THE MOST dedicated audiophiles insist on stereo systems made up of "one box, one job" components. This division of labor makes it possible to upgrade individual sections of the system. It also allows design engineers to craft each component in an optimum manner.

There's no need to design the amplifier, for example, with an eye toward keeping heat and magnetic fields from directly affecting FM radio reception circuits, since they won't be built on the same chassis.

As a result, the best separate components provide better sonic characteristics than the best all-in-one receivers.

The combined component approach has certain operating and economic advantages, however. When you use a receiver that combines amplifier, preamp and tuner, you buy one enclosure instead of three and one power supply instead of three. When shopping, you make one buying decision instead of three. When you get your receiver home, you'll have significantly fewer signal and power cables hanging around the back of your system. And when you turn it on, one switch powers up all your system's major electronics simultaneously.

Although preamplifiers have switch-controlled back panel power outlets, careful audiophiles prefer not to plug their amplifiers into such outlets. The preamplifier's power switch might not be robust enough to handle the heavy current flow that occurs when a high-powered separate amplifier charges up. And some components produce low-frequency thumps when you turn them on. When the amplifier is on, these thumps will go right to the speakers. The noise will at least irritate the ears and might even cause damage to speaker cones.

The recommended procedure is to plug only light-load components (CD player, tuner, tape deck) into the preamp auxiliary power outlets. The amplifier power cord goes directly into the wall outlet and the amplifier is turned on separately after everything else is on.

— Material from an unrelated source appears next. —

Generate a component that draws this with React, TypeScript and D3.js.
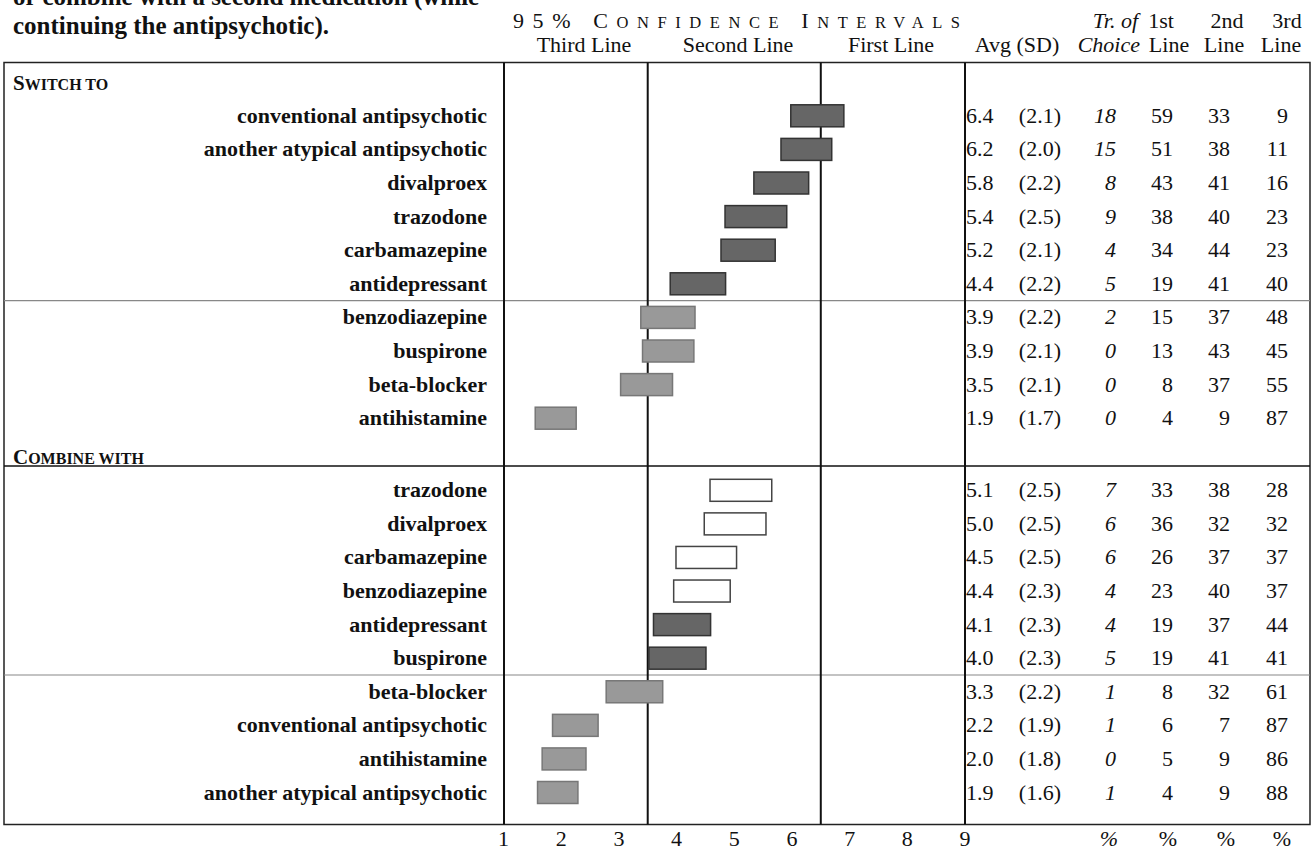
import React from 'react'
import {scaleLinear} from 'd3'

// switch-to rows
const switchLabels = ['conventional antipsychotic', 'another atypical antipsychotic', 'divalproex', 'trazodone', 'carbamazepine', 'antidepressant', 'benzodiazepine', 'buspirone', 'beta-blocker', 'antihistamine']
const switchLo = [5.98, 5.81, 5.34, 4.84, 4.77, 3.89, 3.38, 3.41, 3.03, 1.55]
const switchHi = [6.90, 6.69, 6.29, 5.91, 5.71, 4.85, 4.32, 4.30, 3.93, 2.26]
const switchAvg = ['6.4', '6.2', '5.8', '5.4', '5.2', '4.4', '3.9', '3.9', '3.5', '1.9']
const switchSd = ['2.1', '2.0', '2.2', '2.5', '2.1', '2.2', '2.2', '2.1', '2.1', '1.7']
const switchChoice = [18, 15, 8, 9, 4, 5, 2, 0, 0, 0]
const switchFirst = [59, 51, 43, 38, 34, 19, 15, 13, 8, 4]
const switchSecond = [33, 38, 41, 40, 44, 41, 37, 43, 37, 9]
const switchThird = [9, 11, 16, 23, 23, 40, 48, 45, 55, 87]
const switchRating = ['high2', 'high2', 'high2', 'high2', 'high2', 'high2', 'low2', 'low2', 'low2', 'low2']

// combine-with rows
const combineLabels = ['trazodone', 'divalproex', 'carbamazepine', 'benzodiazepine', 'antidepressant', 'buspirone', 'beta-blocker', 'conventional antipsychotic', 'antihistamine', 'another atypical antipsychotic']
const combineLo = [4.58, 4.48, 3.99, 3.95, 3.60, 3.52, 2.78, 1.85, 1.67, 1.59]
const combineHi = [5.65, 5.55, 5.04, 4.93, 4.59, 4.51, 3.76, 2.64, 2.43, 2.29]
const combineAvg = ['5.1', '5.0', '4.5', '4.4', '4.1', '4.0', '3.3', '2.2', '2.0', '1.9']
const combineSd = ['2.5', '2.5', '2.5', '2.3', '2.3', '2.3', '2.2', '1.9', '1.8', '1.6']
const combineChoice = [7, 6, 6, 4, 4, 5, 1, 1, 0, 1]
const combineFirst = [33, 36, 26, 23, 19, 19, 8, 6, 5, 4]
const combineSecond = [38, 32, 37, 40, 37, 41, 32, 7, 9, 9]
const combineThird = [28, 32, 37, 37, 44, 41, 61, 87, 86, 88]
const combineRating = ['pref', 'pref', 'pref', 'pref', 'high2', 'high2', 'low2', 'low2', 'low2', 'low2']

const ticks = [1, 2, 3, 4, 5, 6, 7, 8, 9]
const cutoffs = [3.5, 6.5]

const FONT = '"Liberation Serif", "Times New Roman", serif'

const barStyle: Record<string, {fill: string, stroke: string}> = {
    pref: {fill: '#ffffff', stroke: '#444444'},
    high2: {fill: '#666666', stroke: '#333333'},
    low2: {fill: '#999999', stroke: '#777777'},
}

export default function App() {
    const W = 1312, H = 850
    const left = 4, right = 1310, top = 62.5, bottom = 824.5
    const labelEdge = 504
    const fs = 22

    const x = scaleLinear().domain([1, 9]).range([503.5, 965])
    const ySwitch = scaleLinear().domain([0, 9]).range([115.8, 418.2])
    const yCombine = scaleLinear().domain([0, 9]).range([490.3, 792.5])
    const barH = 22

    const drawRows = (key: string, labels: string[], lo: number[], hi: number[], avg: string[], sd: string[],
                      choice: number[], first: number[], second: number[], third: number[], rating: string[], y: any) =>
        labels.map((lab, i) => {
            const cy = y(i)
            const base = cy + 7
            const st = barStyle[rating[i]]
            return (
                <g key={key + i}>
                    <text x={487} y={base} textAnchor="end" fontWeight="bold" fontSize={fs}>{lab}</text>
                    <rect x={x(lo[i])} y={cy - barH / 2} width={x(hi[i]) - x(lo[i])} height={barH}
                          fill={st.fill} stroke={st.stroke} strokeWidth={1.5}/>
                    <text x={966} y={base} fontSize={fs}>{avg[i]}</text>
                    <text x={1061} y={base} fontSize={fs} textAnchor="end">({sd[i]})</text>
                    <text x={1116} y={base} fontSize={fs} textAnchor="end" fontStyle="italic">{choice[i]}</text>
                    <text x={1173} y={base} fontSize={fs} textAnchor="end">{first[i]}</text>
                    <text x={1230} y={base} fontSize={fs} textAnchor="end">{second[i]}</text>
                    <text x={1288} y={base} fontSize={fs} textAnchor="end">{third[i]}</text>
                </g>
            )
        })

    // lines between rating groups
    const sepSwitch = (ySwitch(5) + ySwitch(6)) / 2
    const sepCombine = (yCombine(5) + yCombine(6)) / 2

    const h1 = 28, h2 = 52

    return (
        <svg width={W} height={H} style={{position: 'absolute', left: 0, top: 0, background: '#fff'}}
             fontFamily={FONT} fill="#111">
            {/* title, cut off at the top */}
            <text x={13} y={5} fontSize={25} fontWeight="bold">or combine with a second medication (while</text>
            <text x={13} y={34} fontSize={25} fontWeight="bold">continuing the antipsychotic).</text>

            {/* column headers */}
            <text x={513} y={h1} fontSize={fs} textLength={447} lengthAdjust="spacing">
                95% <tspan>C</tspan><tspan fontSize={16.5}>ONFIDENCE</tspan> <tspan>I</tspan><tspan fontSize={16.5}>NTERVALS</tspan>
            </text>
            <text x={584} y={h2} fontSize={fs} textAnchor="middle">Third Line</text>
            <text x={738} y={h2} fontSize={fs} textAnchor="middle">Second Line</text>
            <text x={891} y={h2} fontSize={fs} textAnchor="middle">First Line</text>
            <text x={1017} y={h2} fontSize={fs} textAnchor="middle">Avg (SD)</text>
            <text x={1138} y={h1} fontSize={fs} textAnchor="end" fontStyle="italic">Tr. of</text>
            <text x={1140} y={h2} fontSize={fs} textAnchor="end" fontStyle="italic">Choice</text>
            <text x={1161} y={h1} fontSize={fs} textAnchor="middle">1st</text>
            <text x={1169} y={h2} fontSize={fs} textAnchor="middle">Line</text>
            <text x={1227} y={h1} fontSize={fs} textAnchor="middle">2nd</text>
            <text x={1224} y={h2} fontSize={fs} textAnchor="middle">Line</text>
            <text x={1287} y={h1} fontSize={fs} textAnchor="middle">3rd</text>
            <text x={1281} y={h2} fontSize={fs} textAnchor="middle">Line</text>

            {/* frame and dividers */}
            <rect x={left} y={top} width={right - left} height={bottom - top} fill="none" stroke="#222" strokeWidth={1.5}/>
            <line x1={left} x2={right} y1={sepSwitch} y2={sepSwitch} stroke="#888" strokeWidth={1.2}/>
            <line x1={left} x2={right} y1={sepCombine} y2={sepCombine} stroke="#888" strokeWidth={1.2}/>
            <line x1={left} x2={right} y1={466} y2={466} stroke="#111" strokeWidth={1.6}/>
            <line x1={labelEdge} x2={labelEdge} y1={top} y2={bottom} stroke="#111" strokeWidth={2}/>
            <line x1={x(9)} x2={x(9)} y1={top} y2={bottom} stroke="#111" strokeWidth={2}/>
            {cutoffs.map(c => (
                <line key={c} x1={x(c)} x2={x(c)} y1={top} y2={bottom} stroke="#111" strokeWidth={2}/>
            ))}

            {/* section headers */}
            <text x={13} y={90} fontSize={21} fontWeight="bold">S<tspan fontSize={16}>WITCH TO</tspan></text>
            <text x={13} y={464} fontSize={21} fontWeight="bold">C<tspan fontSize={16}>OMBINE WITH</tspan></text>

            {drawRows('s', switchLabels, switchLo, switchHi, switchAvg, switchSd, switchChoice, switchFirst, switchSecond, switchThird, switchRating, ySwitch)}
            {drawRows('c', combineLabels, combineLo, combineHi, combineAvg, combineSd, combineChoice, combineFirst, combineSecond, combineThird, combineRating, yCombine)}

            {/* bottom axis labels */}
            {ticks.map(t => (
                <text key={t} x={x(t)} y={846} fontSize={fs} textAnchor="middle">{t}</text>
            ))}
            <text x={1109} y={846} fontSize={fs} textAnchor="middle" fontStyle="italic">%</text>
            <text x={1168} y={846} fontSize={fs} textAnchor="middle">%</text>
            <text x={1226} y={846} fontSize={fs} textAnchor="middle">%</text>
            <text x={1282} y={846} fontSize={fs} textAnchor="middle">%</text>
        </svg>
    )
}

This small, but significant, inconvenience can be eliminated with a power controller of the sort sold by Radio Shack for computer applications (catalog number 26-1396). The controller has six outlets, and one of them has an auto-sense function. You plug your preamp into that one and your amplifier and other components into the other five.

When the power center senses that you have turned on your preamplifier, it provides power to the other outlets after a delay of about 15 milliseconds. As a bonus, the power center includes computer-grade spike suppressors and noise filtering on all outlets to clean up power line grunge.